Repeat exactly the lines running from the first line of the data to the line containing "resp_ticks = [50, 70, 90, 110, 130, 150]", both ends included, and nothing else; drop the pictures.

» **Raw data**
+--
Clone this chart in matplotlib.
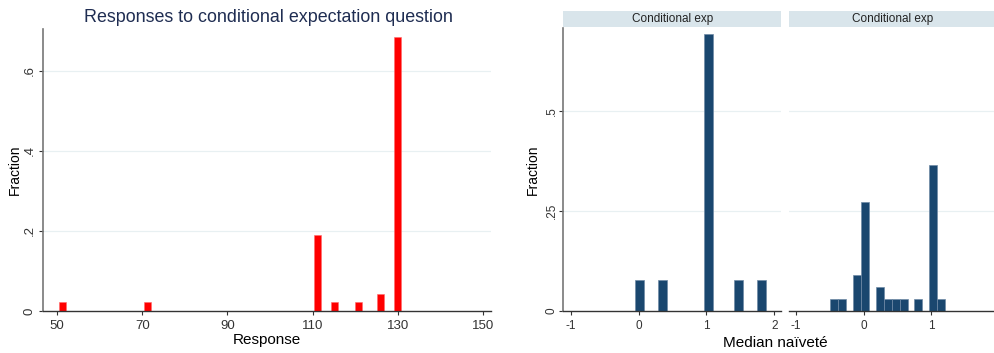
import matplotlib
matplotlib.use("Agg")
import matplotlib.pyplot as plt
from matplotlib.patches import Rectangle

plt.rcParams['font.family'] = ['Liberation Sans', 'DejaVu Sans']

# Left histogram: responses to conditional expectation question
resp_left = [50.4, 70.4, 110.4, 114.4, 120.0, 125.2, 129.1]
resp_frac = [0.022, 0.022, 0.189, 0.022, 0.022, 0.043, 0.685]
resp_ticks = [50, 70, 90, 110, 130, 150]

# Right histograms: median naivete, two panels
naive1_left = [-0.05, 0.29, 0.97, 1.41, 1.75]
naive1_frac = [0.0769, 0.0769, 0.692, 0.0769, 0.0769]
naive2_left = [-0.50, -0.38, -0.16, -0.04, 0.18, 0.30, 0.42, 0.54, 0.74, 0.96, 1.08]
naive2_frac = [0.0303, 0.0303, 0.0909, 0.273, 0.0606, 0.0303, 0.0303, 0.0303,
               0.0303, 0.364, 0.0303]
facet_titles = ["Conditional exp", "Conditional exp"]

W, H = 995, 353
fig = plt.figure(figsize=(W / 100, H / 100), dpi=100)

navy = '#1a476f'
grid_c = '#e8f0f2'


def px(x0, y_top, x1, y_bot):
    return [x0 / W, 1 - y_bot / H, (x1 - x0) / W, (y_bot - y_top) / H]


def style(ax, left_spine=True, ypad=6.5):
    for s in ['top', 'right']:
        ax.spines[s].set_visible(False)
    ax.spines['bottom'].set_color('#333333')
    ax.spines['bottom'].set_linewidth(1.0)
    if left_spine:
        ax.spines['left'].set_color('#777777')
        ax.spines['left'].set_linewidth(1.2)
    else:
        ax.spines['left'].set_visible(False)
    ax.tick_params(direction='out', length=3, width=0.8, colors='#333333')
    ax.tick_params(axis='y', pad=ypad)
    ax.yaxis.grid(True, color=grid_c, linewidth=0.9)
    ax.set_axisbelow(True)


# ---- left chart
ax = fig.add_axes(px(43, 29, 491, 311))
ax.bar(resp_left, resp_frac, width=1.6, align='edge', color='red',
       edgecolor='#ff6a6a', linewidth=0.4)
ax.set_xlim(46.7, 151.9)
ax.set_ylim(0, 0.705)
ax.set_xticks(resp_ticks)
ax.set_xticklabels([str(t) for t in resp_ticks], fontsize=9.5)
ax.set_yticks([0, 0.2, 0.4, 0.6])
ax.set_yticklabels(['0', '.2', '.4', '.6'], fontsize=9.5, rotation=90,
                   va='center', ha='center')
style(ax, True, 6.7)
ax.get_ygridlines()[0].set_visible(False)

fig.text(268 / W, 1 - 17 / H, "Responses to conditional expectation question",
         ha='center', va='center', fontsize=12.9, color='#1f2d52')
fig.text(267 / W, 1 - 340 / H, "Response", ha='center', va='center', fontsize=11)
fig.text(15 / W, 1 - 170 / H, "Fraction", ha='center', va='center',
         rotation=90, fontsize=10)

# ---- right panels
ax1 = fig.add_axes(px(563.3, 28, 781, 311))
ax2 = fig.add_axes(px(789.3, 28, 995, 311))

ax1.bar(naive1_left, naive1_frac, width=0.123, align='edge', color=navy,
        edgecolor='#6f8aa6', linewidth=0.5)
ax2.bar(naive2_left, naive2_frac, width=0.12, align='edge', color=navy,
        edgecolor='#6f8aa6', linewidth=0.5)

ax1.set_xlim(-1.11, 2.1)
ax2.set_xlim(-1.1, 1.94)
ax1.set_xticks([-1, 0, 1, 2])
ax1.set_xticklabels(['-1', '0', '1', '2'], fontsize=8.5)
ax2.set_xticks([-1, 0, 1])
ax2.set_xticklabels(['-1', '0', '1'], fontsize=8.5)
for a, lab, show_left in [(ax1, facet_titles[0], True), (ax2, facet_titles[1], False)]:
    a.set_ylim(0, 0.7075)
    a.set_yticks([0, 0.25, 0.5])
    style(a, show_left, 5.3)
    a.get_ygridlines()[0].set_visible(False)
    a.add_patch(Rectangle((0, 1.003), 1, 0.058, transform=a.transAxes,
                          facecolor='#d9e5eb', edgecolor='none', clip_on=False))
    a.text(0.5, 1.032, lab, transform=a.transAxes, ha='center', va='center',
           fontsize=8.5, color='#222222')

ax1.set_yticklabels(['0', '.25', '.5'], fontsize=8.5, rotation=90,
                    va='center', ha='center')
ax2.tick_params(axis='y', left=False, labelleft=False)

fig.text(775 / W, 1 - 343 / H, "Median naïveté", ha='center', va='center', fontsize=11)
fig.text(533 / W, 1 - 170 / H, "Fraction", ha='center', va='center',
         rotation=90, fontsize=10)

fig.savefig("out.png", dpi=100)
+--
» **Reply**
Clone this chart in matplotlib.
import matplotlib
matplotlib.use("Agg")
import matplotlib.pyplot as plt
from matplotlib.patches import Rectangle

plt.rcParams['font.family'] = ['Liberation Sans', 'DejaVu Sans']

# Left histogram: responses to conditional expectation question
resp_left = [50.4, 70.4, 110.4, 114.4, 120.0, 125.2, 129.1]
resp_frac = [0.022, 0.022, 0.189, 0.022, 0.022, 0.043, 0.685]
resp_ticks = [50, 70, 90, 110, 130, 150]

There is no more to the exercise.